Yes, it’s a little bit off-topic, but it is also planned. The data structure that the linker handles can be considered a large graph where vertices are file sections and edges are symbol names. You can say that file A depends on file B if and only if in the graph a section in file A has an edge to a section in file B. There is a plan to dump the graph in a machine-readable format such as JSON so that you can run arbitrary graph analysis algorithms on it.

On the COFF side, I think /verbose already gives Reading ... logs. Users can parse the filenames.
It probably makes sense to add a fine-grained option /trace as per ELF (-t --trace).

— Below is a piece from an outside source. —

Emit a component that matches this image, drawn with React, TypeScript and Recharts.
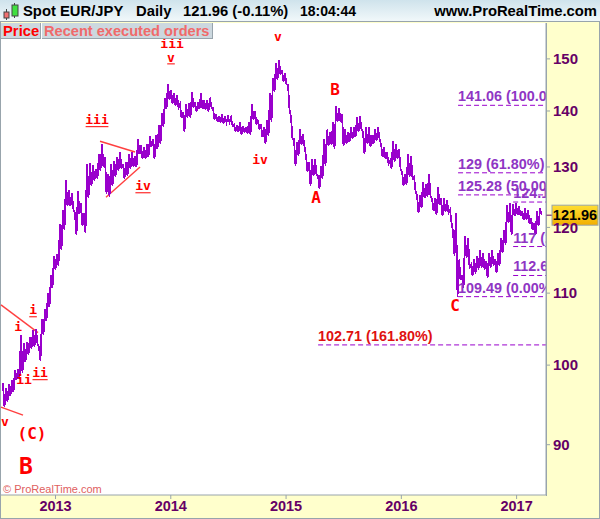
import React from 'react';
import { ComposedChart, Line, XAxis, YAxis, ReferenceLine, ReferenceDot } from 'recharts';

const yearTicks = [2013, 2014, 2015, 2016, 2017];
const priceTicks = [90, 100, 110, 120, 130, 140, 150];
const lastPrice = 121.96;

const firstDate = 2012.544;
const dateStep = 0.02603;

const highs = [
  97.6, 97.0, 97.5, 98.0, 99.3, 99.5, 104.1, 102.9, 103.1, 103.8, 104.8, 104.9, 102.5, 106.3, 107.7, 110.0, 112.6, 115.6, 115.9, 120.5,
  122.8, 127.7, 126.0, 125.5, 122.3, 126.0, 123.9, 122.3, 130.5, 130.7, 130.4, 129.7, 132.2, 134.0, 131.7, 128.8, 130.5, 131.1, 131.7, 132.6,
  130.5, 130.9, 132.2, 132.6, 131.9, 134.9, 133.8, 133.5, 134.0, 135.4, 134.9, 135.6, 137.5, 139.7, 142.5, 145.1, 144.0, 143.4, 143.0, 141.2,
  139.7, 141.2, 141.4, 143.6, 141.7, 141.7, 143.4, 142.1, 142.1, 142.5, 140.6, 139.4, 139.1, 139.5, 138.8, 139.0, 138.8, 137.5, 137.3, 138.0,
  137.3, 137.1, 138.0, 141.2, 139.9, 138.4, 137.5, 137.0, 138.4, 143.4, 146.3, 149.2, 149.8, 147.8, 147.1, 145.0, 138.8, 134.9, 134.3, 136.6,
  135.7, 131.9, 130.9, 131.4, 131.4, 128.5, 130.2, 134.9, 136.6, 136.2, 138.0, 140.9, 140.6, 139.4, 136.6, 136.1, 137.0, 137.1, 138.8, 139.0,
  136.1, 137.0, 137.0, 135.6, 136.6, 137.0, 134.0, 133.5, 132.6, 131.1, 134.5, 134.0, 133.1, 129.2, 128.8, 132.2, 131.9, 128.3, 125.2, 125.2,
  127.5, 127.1, 128.7, 124.7, 124.7, 126.6, 124.7, 124.7, 124.4, 122.8, 119.4, 122.3, 115.0, 112.7, 118.6, 118.3, 114.2, 115.0, 115.6, 116.5,
  116.0, 114.8, 116.0, 116.5, 115.0, 116.0, 118.3, 119.6, 123.6, 123.9, 123.8, 123.9, 123.4, 122.6, 123.1, 122.8, 121.5, 120.7, 122.6, 123.1,
];

const lows = [
  94.6, 95.3, 96.0, 96.5, 98.0, 98.2, 99.0, 100.4, 101.4, 102.2, 102.5, 102.9, 100.6, 104.1, 106.0, 108.0, 110.7, 113.5, 114.1, 116.5,
  119.6, 123.4, 123.4, 122.8, 118.8, 122.1, 120.2, 119.1, 124.7, 126.8, 127.7, 128.0, 129.4, 130.0, 125.5, 125.0, 126.8, 128.3, 129.4, 129.7,
  128.0, 128.5, 129.7, 130.0, 130.0, 132.2, 131.4, 131.4, 131.7, 133.5, 131.4, 133.1, 134.0, 137.1, 140.3, 142.1, 141.4, 141.0, 140.6, 138.8,
  136.2, 138.8, 138.8, 140.6, 139.9, 140.3, 140.3, 140.3, 139.9, 140.6, 138.4, 138.0, 137.9, 137.7, 137.9, 138.0, 137.3, 136.2, 136.2, 135.7,
  136.1, 135.9, 135.7, 138.4, 137.5, 136.6, 135.2, 134.0, 135.4, 138.0, 143.6, 145.9, 146.9, 145.5, 145.0, 140.3, 134.9, 130.2, 132.0, 133.8,
  133.5, 129.2, 126.8, 128.5, 128.7, 126.3, 128.0, 130.2, 133.6, 133.8, 133.1, 137.9, 138.0, 133.6, 134.0, 134.3, 134.9, 135.2, 136.1, 136.6,
  132.2, 134.0, 133.5, 134.0, 134.5, 134.9, 131.7, 131.4, 130.5, 129.7, 130.9, 131.4, 129.7, 126.8, 127.0, 128.3, 128.0, 126.0, 122.3, 123.1,
  124.7, 125.0, 125.0, 122.6, 122.0, 123.6, 121.8, 122.5, 122.3, 120.7, 115.6, 109.5, 111.9, 110.8, 115.3, 113.8, 112.5, 112.9, 113.5, 113.8,
  113.5, 112.3, 113.8, 114.1, 113.0, 114.1, 116.0, 117.3, 120.7, 118.8, 121.8, 122.0, 121.8, 121.2, 121.2, 120.5, 119.6, 118.8, 120.2, 122.0,
];

const priceData = highs.flatMap((high, i) => [
  { date: firstDate + i * dateStep, price: high },
  { date: firstDate + (i + 0.5) * dateStep, price: lows[i] },
]);

const fibValues = [141.06, 129, 125.28, 124.1, 117, 112.6, 109.49, 102.71];
const fibTexts = [
  '141.06 (100.00%)',
  '129 (61.80%)',
  '125.28 (50.00%)',
  '124.1 (38.20%)',
  '117 (23.60%)',
  '112.6 (7.60%)',
  '109.49 (0.00%)',
  '102.71 (161.80%)',
];
const fibStarts = [2016.492, 2016.492, 2016.492, 2016.97, 2016.97, 2016.97, 2016.492, 2015.278];
const fibEnd = 2017.255;

const trendLines = [
  [[2012.527, 108.3], [2012.848, 104.4]],
  [[2012.527, 94.6], [2012.718, 93.6]],
  [[2013.386, 134.5], [2013.69, 132.6]],
  [[2013.438, 124.9], [2013.733, 130]],
];

const waveLabels = [
  { text: 'A', date: 2015.26, price: 124.97 },
  { text: 'B', date: 2015.425, price: 144.0 },
  { text: 'C', date: 2016.467, price: 108.3 },
  { text: '(C)', date: 2012.796, price: 91.4 },
];
const minorLabels = [
  { text: 'v', date: 2012.562, price: 92.8 },
  { text: 'ii', date: 2012.727, price: 98.2 },
  { text: 'i', date: 2012.675, price: 105.3 },
  { text: 'iii', date: 2014.011, price: 153.2 },
  { text: 'v', date: 2014.93, price: 154.6 },
  { text: 'iv', date: 2014.774, price: 131.4 },
];
const underlinedLabels = [
  { text: 'ii', date: 2012.866, price: 99.0 },
  { text: 'i', date: 2012.805, price: 107.6 },
  { text: 'iii', date: 2013.36, price: 138.4 },
  { text: 'iv', date: 2013.759, price: 126.8 },
  { text: 'v', date: 2014.002, price: 150.4 },
];

const SANS = '"Liberation Sans", Arial, sans-serif';
const MONO = '"DejaVu Sans Mono", monospace';
const RED = '#ff0000';
const PURPLE = '#9900cc';
const AXIS_INK = '#660066';
const FRAME = '#98a4ac';

const WaveText = ({ viewBox, text, size, underline }: any) => {
  const x = viewBox.x + viewBox.width / 2;
  const y = viewBox.y + viewBox.height / 2;
  return (
    <g>
      <text x={x} y={y + size * 0.36} textAnchor="middle" fill={RED} fontFamily={MONO} fontWeight="bold" fontSize={size}>
        {text}
      </text>
      {underline && <line x1={x - text.length * 3.8} x2={x + text.length * 3.8} y1={y + 7} y2={y + 7} stroke={RED} strokeWidth={1} />}
    </g>
  );
};

const FibLabel = ({ viewBox, text, color }: any) => (
  <svg x={0} y={0} width={546} height={519} overflow="hidden">
    <text x={viewBox.x} y={viewBox.y - 4} fill={color} fontFamily={SANS} fontWeight="bold" fontSize={14.4}>
      {text}
    </text>
  </svg>
);

const PriceTag = ({ viewBox }: any) => {
  const right = viewBox.x + viewBox.width;
  const y = viewBox.y;
  return (
    <g>
      <line x1={right} x2={right + 6} y1={y} y2={y} stroke={AXIS_INK} strokeWidth={1} />
      <defs>
        <linearGradient id="tagFill" x1="0" y1="0" x2="0" y2="1">
          <stop offset="0" stopColor="#ffdf33" />
          <stop offset="1" stopColor="#f2ae00" />
        </linearGradient>
      </defs>
      <rect x={right + 6} y={y - 10} width={46} height={20} fill="url(#tagFill)" stroke={FRAME} strokeWidth={1} />
      <text x={right + 29} y={y + 5} textAnchor="middle" fill="#000" fontFamily={SANS} fontWeight="bold" fontSize={14.5}>
        {lastPrice}
      </text>
    </g>
  );
};

const App = () => {
  return (
    <div style={{ position: 'absolute', left: 0, top: 0, width: 600, height: 519, background: '#ffffcc', overflow: 'hidden', fontFamily: SANS }}>
      <div style={{ position: 'absolute', left: 1, top: 23, width: 545, height: 472, background: '#fff' }} />
      <div style={{ position: 'absolute', left: 0, top: 0, width: 600, height: 519, boxSizing: 'border-box', border: `1px solid ${FRAME}` }} />
      <div style={{ position: 'absolute', left: 546, top: 23, width: 1, height: 473, background: FRAME }} />

      <div style={{ position: 'absolute', left: 0, top: 0 }}>
        <ComposedChart width={600} height={519} data={priceData} margin={{ top: 23, right: 0, bottom: 0, left: 1 }}>
          <XAxis
            dataKey="date"
            type="number"
            domain={[2012.527, 2017.255]}
            allowDataOverflow
            ticks={yearTicks}
            height={24}
            interval={0}
            tickSize={4}
            tickMargin={2}
            stroke={FRAME}
            tick={{ fill: AXIS_INK, fontFamily: SANS, fontWeight: 'bold', fontSize: 14.5 }}
          />
          <YAxis
            orientation="right"
            scale="log"
            domain={[84.2, 157.3]}
            allowDataOverflow
            ticks={priceTicks}
            interval={0}
            width={54}
            tickSize={4}
            tickMargin={3}
            stroke={FRAME}
            tick={{ fill: AXIS_INK, fontFamily: SANS, fontWeight: 'bold', fontSize: 15 }}
          />
          {trendLines.map((seg, i) => (
            <ReferenceLine
              key={`t${i}`}
              segment={[{ x: seg[0][0], y: seg[0][1] }, { x: seg[1][0], y: seg[1][1] }]}
              stroke="#ff4040"
              strokeWidth={1.4}
            />
          ))}
          <Line dataKey="price" type="linear" stroke={PURPLE} strokeWidth={1.8} strokeLinejoin="miter" shapeRendering="crispEdges" dot={false} isAnimationActive={false} />
          {fibValues.map((value, i) => (
            <ReferenceLine
              key={`f${i}`}
              segment={[{ x: fibStarts[i], y: value }, { x: fibEnd, y: value }]}
              stroke={PURPLE}
              strokeWidth={1}
              strokeDasharray="5 3"
              label={<FibLabel text={fibTexts[i]} color={value === 102.71 ? '#e01010' : '#8f35c4'} />}
            />
          ))}
          {waveLabels.map((w, i) => (
            <ReferenceDot key={`w${i}`} x={w.date} y={w.price} r={0} stroke="none" label={<WaveText text={w.text} size={16} />} />
          ))}
          {minorLabels.map((w, i) => (
            <ReferenceDot key={`m${i}`} x={w.date} y={w.price} r={0} stroke="none" label={<WaveText text={w.text} size={13} />} />
          ))}
          {underlinedLabels.map((w, i) => (
            <ReferenceDot key={`u${i}`} x={w.date} y={w.price} r={0} stroke="none" label={<WaveText text={w.text} size={13} underline />} />
          ))}
          <ReferenceLine y={lastPrice} stroke="none" label={<PriceTag />} />
        </ComposedChart>
      </div>

      <div style={{ position: 'absolute', left: 0, top: 0, width: 600, height: 22, boxSizing: 'border-box', background: 'linear-gradient(#cfe3ec, #f1f8fa)', borderBottom: `1px solid ${FRAME}`, fontWeight: 'bold', fontSize: 14.8, lineHeight: '22px', color: '#000', whiteSpace: 'pre' }}>
        <svg width={18} height={20} style={{ position: 'absolute', left: 2, top: 2 }}>
          <line x1={4.5} x2={4.5} y1={7} y2={18} stroke="#444" />
          <rect x={2} y={10} width={5} height={6} fill="#f07070" stroke="#444" />
          <line x1={12.5} x2={12.5} y1={1} y2={16} stroke="#444" />
          <rect x={10} y={3} width={6} height={11} fill="#40e040" stroke="#444" />
        </svg>
        <span style={{ position: 'absolute', left: 23 }}>Spot EUR/JPY</span>
        <span style={{ position: 'absolute', left: 136 }}>Daily</span>
        <span style={{ position: 'absolute', left: 183 }}>121.96 (-0.11%)</span>
        <span style={{ position: 'absolute', left: 300, fontSize: 14 }}>18:04:44</span>
        <span style={{ position: 'absolute', right: 3 }}>www.ProRealTime.com</span>
      </div>

      <div style={{ position: 'absolute', left: 1, top: 23, width: 40, height: 16, background: '#ccd8df', borderRight: `1px solid ${FRAME}`, borderBottom: `1px solid ${FRAME}`, color: RED, fontWeight: 'bold', fontSize: 14.8, lineHeight: '16px', paddingLeft: 2, boxSizing: 'border-box' }}>
        Price
      </div>
      <div style={{ position: 'absolute', left: 42, top: 23, width: 171, height: 16, background: '#ccd8df', borderRight: `1px solid ${FRAME}`, borderBottom: `1px solid ${FRAME}`, color: '#f06a6a', fontWeight: 'bold', fontSize: 14.6, lineHeight: '16px', paddingLeft: 2, boxSizing: 'border-box', whiteSpace: 'pre' }}>
        Recent executed orders
      </div>

      <div style={{ position: 'absolute', left: 19, top: 452, color: RED, fontWeight: 'bold', fontSize: 23, lineHeight: '28px', fontFamily: MONO }}>B</div>
      <div style={{ position: 'absolute', left: 3, top: 482, color: '#e06060', fontSize: 11, lineHeight: '14px', whiteSpace: 'pre' }}>© ProRealTime.com</div>
    </div>
  );
};

export default App;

Yes, it's a little bit off-topic, but it is also planned. The data structure that the linker handles can be considered a large graph where vertices are file sections and edges are symbol names. You can say that file A depends on file B if and only if in the graph a section in file A has an edge to a section in file B. There is a plan to dump the graph in a machine-readable format such as JSON so that you can run arbitrary graph analysis algorithms on it.

That would be very useful.

-Hal

On the COFF side, I think /verbose already gives Reading ... logs. Users can parse the filenames.
It probably makes sense to add a fine-grained option /trace as per ELF (-t --trace).

That is also true for lld/ELF and perhaps even for the compilers. If you enable logging, it must contain input filenames, and you can create a dep file from it. So the point is convenience – you don’t have to parse linker logs to create a dep file (and that’s true for compiler’s -MD option, I think).